I'm adding Dave's email to this bug for future reference. Should this get closed then or what state should this bug have since the original issue is fixed but people will continue to see the assert message?
We need to clear something up that might be confusing folks. Whenever you see the following (there are two forms, one for dlm_lock and another for dlm_unlock): lock_dlm: Assertion failed on line 352 of file cluster/gfs-kernel/src/dlm/lock.c lock_dlm: assertion: "!error" lock_dlm: time = 38903631 a: error=-22 num=2,70650 realize that you don't really know anything useful about what went wrong yet. This assert/panic is not the real problem, but just a signal that something else went wrong earlier in the dlm. I know it's simpler to panic right when something goes wrong, but our approach with the dlm has been different. We tend not to panic in the dlm but instead print an error message and return the error to the caller. That means that nearly anything that goes wrong in the dlm will end up returning an error to lock_dlm which does this assert [1]. So, when you get a panic like the one above, you'll need to scroll back a bit to identify the real problem.
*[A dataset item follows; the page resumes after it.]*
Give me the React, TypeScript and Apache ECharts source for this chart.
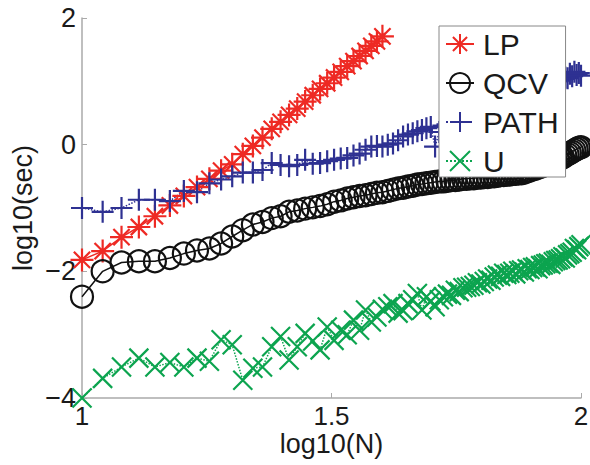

Capture the dlm debug log dump (it's pretty short and comes before the lock_dlm debug dump), and prior to the debug dumps, there are often errors/warnings that were printed to the console. Thanks, this should help us resolve these bz's a lot quicker.
this is a duplicate of bug 139738 so should also be fixed
closing this as the original problem is fixed and all issues in the last comments are tracked in 139738.